3. Include completion rates, CDR and debt-to-earnings ratios as part of the DOE’s administrative capability standards.
4. Prohibit educational websites from requiring personal contact information prior to entering the site.
5. Put limits on marketing and advertising expenditures as a portion of budget.

Resources

  1. https://nces.ed.gov/programs/digest/d17/tables/dt17_303.10.asp?current=yes
  2. The current GE Rule includes non-borrowers in its formula to determine median debt. The College Scorecard, on the other hand, calculates median debt only for borrowers. Most observers do not grasp the gravity of this provision, which assures a perfect score for every program where less than 50% of the students borrow, no matter how much those borrowers are suffering. This is one of the most anti-consumer protection aspects of the GE Rule and is intended to protect favored institutions over student borrowers.

Marc Jerome

MARC JEROME,  for the past 24 years, has been a driving force behind Monroe College, a national leader in educating urban and international students. The 85-year-old institution is well-known for delivering some of the country’s best outcomes for minority and low-income college students.
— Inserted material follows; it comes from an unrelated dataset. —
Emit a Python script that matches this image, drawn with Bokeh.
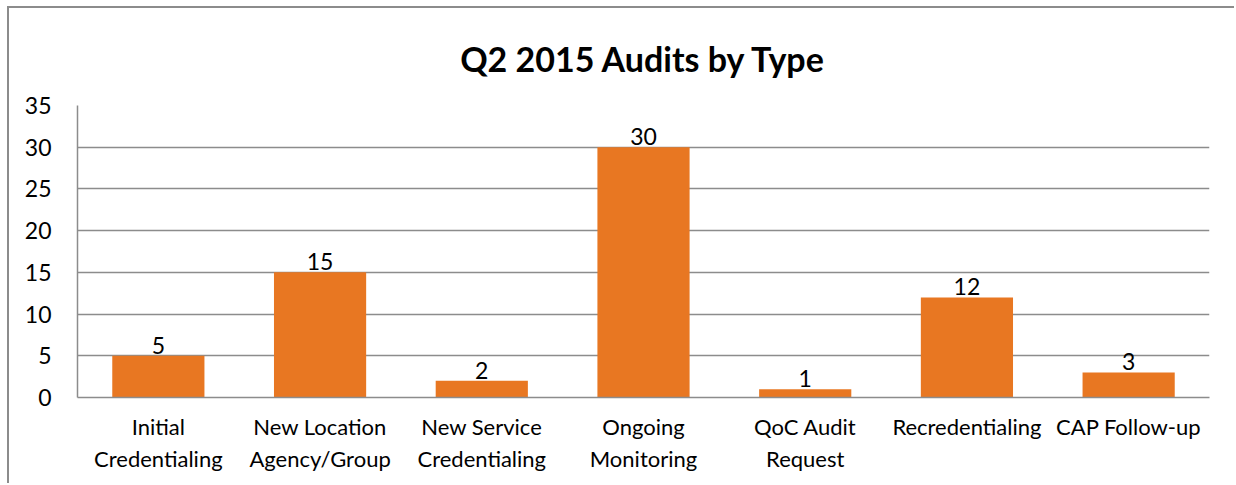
from bokeh.plotting import figure
from bokeh.models import ColumnDataSource, FixedTicker, LabelSet, CategoricalAxis, FactorRange
from bokeh.core.properties import value
from bokeh.embed import file_html
from bokeh.resources import INLINE

# category labels, first and second line
label_line1 = ["Initial", "New Location", "New Service", "Ongoing", "QoC Audit",
               "Recredentialing", "CAP Follow-up"]
label_line2 = ["Credentialing", "Agency/Group", "Credentialing", "Monitoring", "Request", "", ""]
counts = [5, 15, 2, 30, 1, 12, 3]
y_ticks = [0, 5, 10, 15, 20, 25, 30, 35]

FONT = "Lato"
GRAY = "#8c8c8c"
ORANGE = "#E87722"

# make second-line factors unique with zero-width spaces
seen = {}
line2_keys = []
for t in label_line2:
    n = seen.get(t, 0)
    line2_keys.append(t + "\u200b" * n if t else "\u200b" * (n + 1))
    seen[t] = n + 1

src = ColumnDataSource(dict(cat=label_line1, val=counts, lbl=[str(v) for v in counts]))

p = figure(x_range=label_line1, y_range=(0, 35), width=1227, height=477,
           output_backend="svg", toolbar_location=None,
           title="Q2 2015 Audits by Type",
           min_border_left=68, min_border_right=27, min_border_top=40, min_border_bottom=88)
p.styles = {"margin-left": "7px", "margin-top": "6px",
            "border-left": f"2px solid {GRAY}", "border-top": f"2px solid {GRAY}"}
p.extra_x_ranges = {"l2": FactorRange(factors=line2_keys)}

p.vbar(x="cat", top="val", width=0.57, source=src, color=ORANGE, line_color=None)

labels = LabelSet(x="cat", y="val", text="lbl", source=src, text_align="center",
                  text_baseline="alphabetic", y_offset=2, text_font_size=value("23px"),
                  text_font=value(FONT), text_color="black")
p.add_layout(labels)

p.title.text_font = FONT
p.title.text_font_size = "34px"
p.title.text_font_style = "bold"
p.title.align = "center"
p.title.standoff = 54
p.title.text_color = "black"

p.outline_line_color = None
p.xgrid.grid_line_color = None
p.ygrid.grid_line_color = GRAY
p.ygrid.grid_line_width = 1.5
p.yaxis.ticker = FixedTicker(ticks=y_ticks)

ax2 = CategoricalAxis(x_range_name="l2")
p.add_layout(ax2, "below")

for ax in (p.xaxis[0], p.yaxis[0], ax2):
    ax.axis_line_color = GRAY
    ax.axis_line_width = 1.5
    ax.major_tick_line_color = None
    ax.minor_tick_line_color = None
    ax.major_tick_out = 0
    ax.major_tick_in = 0
    ax.major_label_text_font = FONT
    ax.major_label_text_font_size = "22px"
    ax.major_label_text_color = "black"

ax2.axis_line_color = None
p.yaxis.major_label_text_font_size = "23px"
p.yaxis.major_label_standoff = 26
p.xaxis[0].major_label_standoff = 15
ax2.major_label_standoff = 2

open("out.html", "w").write(file_html(p, INLINE))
A seasoned educator and advocate for increased access to affordable, quality programs, Mr. Jerome is recognized for his expertise on college completion for low-income students and the related topic of student debt. He has long championed the need to reduce unnecessary higher education borrowing and has cautioned against federal student lending policies and guidelines that inadvertently contribute to our current student debt crisis.

After practicing labor and employment law in New York City, Mr. Jerome joined Monroe College in 1994 as Director of Administration, representing the third generation of the Jerome family to work at the College. In 1996, he was promoted to Vice-President and Director of the New Rochelle campus, building it into a robust, multi-cultural, urban campus in the city’s downtown area. He was appointed the College’s President in January 2017.

Mr. Jerome volunteers his time on a number of Boards. He has been the Chair of the New Rochelle Business Improvement District since 1999. For 10 years, he was the Chair of the Alumni Relations Committee at the Dwight Englewood School in Englewood, NJ, and is a Board member of the Westchester County Association, as well as the Association of Proprietary Colleges.

Mr. Jerome, a member of the cross country and track teams at Tufts University, graduated magna cum laude with a degree in Political Science. He earned a juris doctor degree at the University of Pennsylvania Law School.

He and his wife, Helen, have three daughters.